(Dataset section)

"""

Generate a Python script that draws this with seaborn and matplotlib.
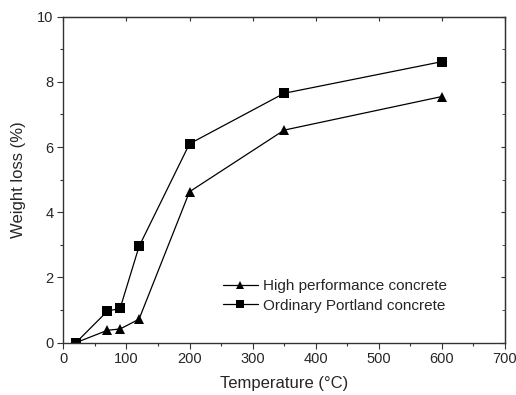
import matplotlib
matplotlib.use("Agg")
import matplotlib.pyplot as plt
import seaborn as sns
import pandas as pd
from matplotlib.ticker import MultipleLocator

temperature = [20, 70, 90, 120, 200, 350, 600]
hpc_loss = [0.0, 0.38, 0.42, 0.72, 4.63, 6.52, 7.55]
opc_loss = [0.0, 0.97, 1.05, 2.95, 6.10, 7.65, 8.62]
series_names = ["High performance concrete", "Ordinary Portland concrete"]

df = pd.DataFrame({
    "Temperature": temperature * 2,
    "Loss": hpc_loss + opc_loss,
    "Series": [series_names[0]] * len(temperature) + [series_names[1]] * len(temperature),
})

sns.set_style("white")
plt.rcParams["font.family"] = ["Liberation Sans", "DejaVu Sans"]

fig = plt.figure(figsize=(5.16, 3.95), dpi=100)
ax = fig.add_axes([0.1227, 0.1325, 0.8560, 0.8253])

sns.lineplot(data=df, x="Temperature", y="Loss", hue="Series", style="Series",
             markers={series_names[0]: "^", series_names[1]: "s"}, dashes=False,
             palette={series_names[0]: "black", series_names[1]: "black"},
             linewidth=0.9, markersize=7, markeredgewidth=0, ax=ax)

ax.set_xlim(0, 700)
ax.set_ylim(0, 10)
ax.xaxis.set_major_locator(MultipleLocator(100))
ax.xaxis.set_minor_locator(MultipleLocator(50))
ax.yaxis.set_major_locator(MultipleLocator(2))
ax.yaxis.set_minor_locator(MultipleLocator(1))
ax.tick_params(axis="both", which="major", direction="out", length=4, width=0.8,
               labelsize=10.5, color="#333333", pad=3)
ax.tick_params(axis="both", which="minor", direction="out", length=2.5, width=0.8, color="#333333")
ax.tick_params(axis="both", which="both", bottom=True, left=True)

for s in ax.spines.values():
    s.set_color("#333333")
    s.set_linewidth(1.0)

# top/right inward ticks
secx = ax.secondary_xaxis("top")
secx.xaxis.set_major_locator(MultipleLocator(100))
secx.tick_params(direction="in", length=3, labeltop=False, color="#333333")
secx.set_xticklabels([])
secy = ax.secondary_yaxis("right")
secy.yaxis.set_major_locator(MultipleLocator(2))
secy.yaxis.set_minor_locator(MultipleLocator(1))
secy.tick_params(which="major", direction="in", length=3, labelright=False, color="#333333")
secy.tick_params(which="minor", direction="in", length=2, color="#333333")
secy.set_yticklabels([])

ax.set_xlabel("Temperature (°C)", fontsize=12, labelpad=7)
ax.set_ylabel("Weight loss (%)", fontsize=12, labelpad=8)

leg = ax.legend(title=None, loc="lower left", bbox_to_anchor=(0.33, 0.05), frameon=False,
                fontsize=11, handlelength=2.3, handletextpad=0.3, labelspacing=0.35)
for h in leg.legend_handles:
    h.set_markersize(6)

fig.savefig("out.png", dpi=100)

"""

(Brief)
Print out the lines exactly, skipping any picture.

(Response for this exercise)
Generate a Python script that draws this with seaborn and matplotlib.
import matplotlib
matplotlib.use("Agg")
import matplotlib.pyplot as plt
import seaborn as sns
import pandas as pd
from matplotlib.ticker import MultipleLocator

temperature = [20, 70, 90, 120, 200, 350, 600]
hpc_loss = [0.0, 0.38, 0.42, 0.72, 4.63, 6.52, 7.55]
opc_loss = [0.0, 0.97, 1.05, 2.95, 6.10, 7.65, 8.62]
series_names = ["High performance concrete", "Ordinary Portland concrete"]

df = pd.DataFrame({
    "Temperature": temperature * 2,
    "Loss": hpc_loss + opc_loss,
    "Series": [series_names[0]] * len(temperature) + [series_names[1]] * len(temperature),
})

sns.set_style("white")
plt.rcParams["font.family"] = ["Liberation Sans", "DejaVu Sans"]

fig = plt.figure(figsize=(5.16, 3.95), dpi=100)
ax = fig.add_axes([0.1227, 0.1325, 0.8560, 0.8253])

sns.lineplot(data=df, x="Temperature", y="Loss", hue="Series", style="Series",
             markers={series_names[0]: "^", series_names[1]: "s"}, dashes=False,
             palette={series_names[0]: "black", series_names[1]: "black"},
             linewidth=0.9, markersize=7, markeredgewidth=0, ax=ax)

ax.set_xlim(0, 700)
ax.set_ylim(0, 10)
ax.xaxis.set_major_locator(MultipleLocator(100))
ax.xaxis.set_minor_locator(MultipleLocator(50))
ax.yaxis.set_major_locator(MultipleLocator(2))
ax.yaxis.set_minor_locator(MultipleLocator(1))
ax.tick_params(axis="both", which="major", direction="out", length=4, width=0.8,
               labelsize=10.5, color="#333333", pad=3)
ax.tick_params(axis="both", which="minor", direction="out", length=2.5, width=0.8, color="#333333")
ax.tick_params(axis="both", which="both", bottom=True, left=True)

for s in ax.spines.values():
    s.set_color("#333333")
    s.set_linewidth(1.0)

# top/right inward ticks
secx = ax.secondary_xaxis("top")
secx.xaxis.set_major_locator(MultipleLocator(100))
secx.tick_params(direction="in", length=3, labeltop=False, color="#333333")
secx.set_xticklabels([])
secy = ax.secondary_yaxis("right")
secy.yaxis.set_major_locator(MultipleLocator(2))
secy.yaxis.set_minor_locator(MultipleLocator(1))
secy.tick_params(which="major", direction="in", length=3, labelright=False, color="#333333")
secy.tick_params(which="minor", direction="in", length=2, color="#333333")
secy.set_yticklabels([])

ax.set_xlabel("Temperature (°C)", fontsize=12, labelpad=7)
ax.set_ylabel("Weight loss (%)", fontsize=12, labelpad=8)

leg = ax.legend(title=None, loc="lower left", bbox_to_anchor=(0.33, 0.05), frameon=False,
                fontsize=11, handlelength=2.3, handletextpad=0.3, labelspacing=0.35)
for h in leg.legend_handles:
    h.set_markersize(6)

fig.savefig("out.png", dpi=100)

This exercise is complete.